MySQL cannot use an index for mixed ordering on columns with different sort directions. By splitting the query into two UNION‑ALL subqueries—one for each is_reply value—and then ordering the combined result, the execution time drops from 1.58 s to 2 ms.

SELECT *
FROM (
  SELECT *
  FROM my_order o
  JOIN my_appraise a ON a.orderid = o.id AND a.is_reply = 0
  ORDER BY a.appraise_time DESC
  LIMIT 0,20
  UNION ALL
  SELECT *
  FROM my_order o
  JOIN my_appraise a ON a.orderid = o.id AND a.is_reply = 1
  ORDER BY a.appraise_time DESC
  LIMIT 0,20
) t
ORDER BY is_reply ASC, appraise_time DESC
LIMIT 20;

5. EXISTS Clause

MySQL still treats EXISTS as a nested subquery, which can be slower than an equivalent JOIN. Replacing the EXISTS with an inner join removes the dependent subquery and reduces execution time from 1.93 s to 1 ms.

SELECT *
FROM my_neighbor n
INNER JOIN message_info m ON n.id = m.neighbor_id AND m.inuser = 'xxx'
LEFT JOIN my_neighbor_apply sra ON n.id = sra.neighbor_id AND sra.user_id = 'xxx'
WHERE n.topic_status < 4
  AND n.topic_type <> 5;

6. Predicate Push‑down

Conditions cannot be pushed into certain subqueries such as aggregated, LIMIT‑containing, UNION, or scalar subqueries.
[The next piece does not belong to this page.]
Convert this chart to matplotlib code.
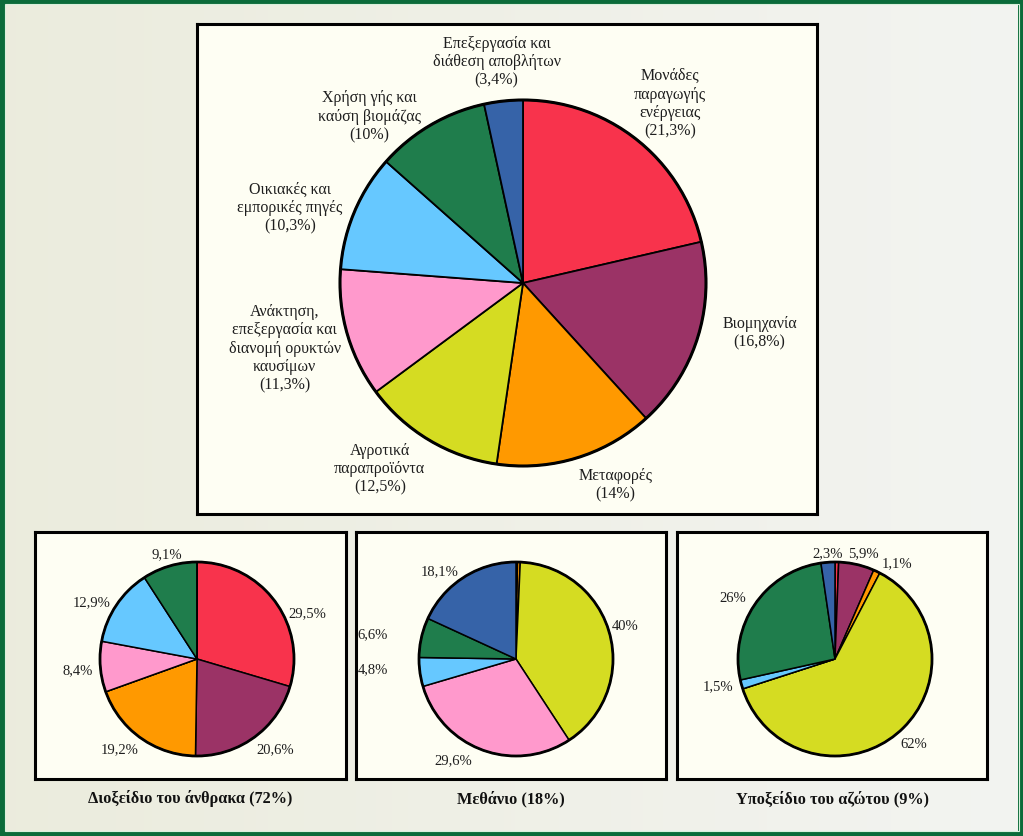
import numpy as np
import matplotlib
matplotlib.use("Agg")
import matplotlib.pyplot as plt
from matplotlib.patches import Rectangle, Circle

plt.rcParams['font.family'] = ['Liberation Serif', 'DejaVu Serif']

# ---------------- data ----------------
sources = ["Μονάδες\nπαραγωγής\nενέργειας", "Βιομηχανία", "Μεταφορές",
           "Αγροτικά\nπαραπροϊόντα",
           "Ανάκτηση,\nεπεξεργασία και\nδιανομή ορυκτών\nκαυσίμων",
           "Οικιακές και\nεμπορικές πηγές", "Χρήση γής και\nκαύση βιομάζας",
           "Επεξεργασία και\nδιάθεση αποβλήτων"]
total_share = [21.3, 16.8, 14.0, 12.5, 11.3, 10.3, 10.0, 3.4]
total_pct_text = ["21,3%", "16,8%", "14%", "12,5%", "11,3%", "10,3%", "10%", "3,4%"]

co2_values = [29.5, 20.6, 19.2, 0.0, 8.4, 12.9, 9.1, 0.0]
co2_text = ["29,5%", "20,6%", "19,2%", None, "8,4%", "12,9%", "9,1%", None]

ch4_values = [0.1, 0.15, 0.45, 40.0, 29.6, 4.8, 6.6, 18.1]
ch4_text = [None, None, None, "40%", "29,6%", "4,8%", "6,6%", "18,1%"]

n2o_values = [0.6, 5.9, 1.1, 62.0, 0.0, 1.5, 26.0, 2.3]
n2o_text = [None, "5,9%", "1,1%", "62%", None, "1,5%", "26%", "2,3%"]

gas_titles = ["Διοξείδιο του άνθρακα (72%)", "Μεθάνιο (18%)", "Υποξείδιο του αζώτου (9%)"]

colors = ["#f8334c", "#9b3366", "#ff9900", "#d5dc22", "#ff99cc", "#66c8ff", "#1f7d4c", "#3663a8"]

# ---------------- label layout (angle in deg, distance in radii) ----------------
main_lab_ang = [50.8, -11.7, -65.4, -127.7, -164.8, 161.9, 132.5, 96.8]
main_lab_dist = [1.27, 1.32, 1.21, 1.28, 1.35, 1.34, 1.24, 1.22]
co2_lab = [(23, 1.23), (-49, 1.23), (-131, 1.22), None, (185, 1.23), (151.5, 1.23), (106, 1.13), None]
ch4_lab = [None, None, None, (17, 1.18), (-122, 1.22), (184, 1.48), (170, 1.5), (131, 1.2)]
n2o_lab = [None, (75, 1.13), (57, 1.18), (-47, 1.19), None, (193, 1.24), (149, 1.23), (94, 1.1)]

W, H = 1023, 837
fig = plt.figure(figsize=(W / 100, H / 100), dpi=100)

# background gradient
bg = fig.add_axes([0, 0, 1, 1])
grad = np.linspace(0, 1, 256)[None, :]
c0 = np.array([0.922, 0.925, 0.867])
c1 = np.array([0.953, 0.957, 0.945])
img = c0[None, None, :] * (1 - grad[..., None]) + c1[None, None, :] * grad[..., None]
bg.imshow(img, aspect='auto', extent=[0, 1, 0, 1])
bg.set_xlim(0, 1); bg.set_ylim(0, 1)
bg.axis('off')
# green frame
bg.add_patch(Rectangle((0.0015, 0.0025), 0.997, 0.9955, fill=False,
                       edgecolor="#0b6b3a", linewidth=5, transform=bg.transAxes))
bg.add_patch(Rectangle((0.0045, 0.0065), 0.9915, 0.9875, fill=False,
                       edgecolor="#d9f0dc", linewidth=0.8, transform=bg.transAxes))


def box_axes(x0, y0, x1, y1, cx, cy, r):
    ax = fig.add_axes([x0 / W, 1 - y1 / H, (x1 - x0) / W, (y1 - y0) / H])
    return ax, ((x0 - cx) / r, (x1 - cx) / r), ((cy - y1) / r, (cy - y0) / r)


def finish(ax, xl, yl):
    ax.set_frame_on(True)
    ax.set_facecolor("#fefef3")
    ax.patch.set_visible(True)
    ax.set_xlim(*xl); ax.set_ylim(*yl)
    ax.set_aspect('auto')
    ax.set_xticks([]); ax.set_yticks([])
    for s in ax.spines.values():
        s.set_visible(True)
        s.set_linewidth(2.2)
        s.set_color('black')


wedge_kw = dict(edgecolor='black', linewidth=1.3)

# ---------------- main pie ----------------
ax, xl, yl = box_axes(197, 25, 817, 515, 523, 284, 183)
ax.pie(total_share, colors=colors, startangle=90, counterclock=False,
       wedgeprops=wedge_kw, radius=1.0)
ax.add_patch(Circle((0, 0), 1.0, fill=False, edgecolor='black', linewidth=2.2))
for name, pct, a, d in zip(sources, total_pct_text, main_lab_ang, main_lab_dist):
    t = np.deg2rad(a)
    ax.text(d * np.cos(t), d * np.sin(t), f"{name}\n({pct})", ha='center', va='center',
            fontsize=11.5, linespacing=1.2, color='#1e1e1e')
finish(ax, xl, yl)

# ---------------- small pies ----------------
boxes = [(35, 533, 346, 780, 197), (356, 533, 666, 780, 516), (677, 533, 987, 780, 835)]
gas_vals = [co2_values, ch4_values, n2o_values]
gas_txt = [co2_text, ch4_text, n2o_text]
gas_lab = [co2_lab, ch4_lab, n2o_lab]
for (x0, y0, x1, y1, cx), vals, txts, labs, title in zip(boxes, gas_vals, gas_txt, gas_lab, gas_titles):
    ax, xl, yl = box_axes(x0, y0, x1, y1, cx, 660, 97)
    ax.pie(vals, colors=colors, startangle=90, counterclock=False,
           wedgeprops=dict(edgecolor='black', linewidth=1.1), radius=1.0)
    ax.add_patch(Circle((0, 0), 1.0, fill=False, edgecolor='black', linewidth=2.0))
    for txt, lab in zip(txts, labs):
        if txt is None or lab is None:
            continue
        a, d = lab
        t = np.deg2rad(a)
        ax.text(d * np.cos(t), d * np.sin(t), txt, ha='center', va='center',
                fontsize=10.5, color='#1e1e1e')
    finish(ax, xl, yl)
    fig.text(((x0 + x1) / 2) / W, 1 - 799 / H, title, ha='center', va='center',
             fontsize=11.7, fontweight='bold', color='#111111')

fig.savefig("out.png", dpi=100)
By moving the target = 'rm‑xxxx' predicate into the outer query, the plan changes from a derived table scan to a simple indexed lookup.

SELECT target, COUNT(*)
FROM operation
WHERE target = 'rm-xxxx'
GROUP BY target;

7. Early Row Limiting

When the final WHERE clause and ordering apply only to the leftmost table, sorting that table first and then performing the joins can dramatically reduce the amount of data processed. The rewritten query limits my_order before the LEFT JOINs, cutting execution time to about 1 ms.

SELECT *
FROM (
  SELECT *
  FROM my_order o
  WHERE o.display = 0 AND o.ostaus = 1
  ORDER BY o.selltime DESC
  LIMIT 0,15
) o
LEFT JOIN my_userinfo u ON o.uid = u.uid
LEFT JOIN my_productinfo p ON o.pid = p.pid
ORDER BY o.selltime DESC
LIMIT 0,15;

8. Intermediate Result Push‑down

When a subquery produces a large intermediate result (e.g., a full‑table aggregation), joining it directly can be expensive. By materializing the small set of resourceid values first (using WITH ) and then joining only the necessary rows, execution time drops from seconds to milliseconds.

WITH a AS (
  SELECT resourceid
  FROM my_distribute d
  WHERE isdelete = 0
    AND cusmanagercode = '1234567'
  ORDER BY salecode
  LIMIT 20
)
SELECT a.*, c.allocated
FROM a
LEFT JOIN (
  SELECT resourcesid, SUM(IFNULL(allocation,0) * 12345) AS allocated
  FROM my_resources r
  JOIN a ON r.resourcesid = a.resourcesid
  GROUP BY resourcesid
) c ON a.resourceid = c.resourcesid;

Summary

The database optimizer generates execution plans that dictate how SQL statements run, but no optimizer is perfect. Understanding its behavior—especially around indexes, joins, subqueries, and predicate push‑down—allows developers to write high‑performance SQL. Using modern constructs such as WITH and avoiding unnecessary large offsets or implicit conversions leads to clearer, faster queries.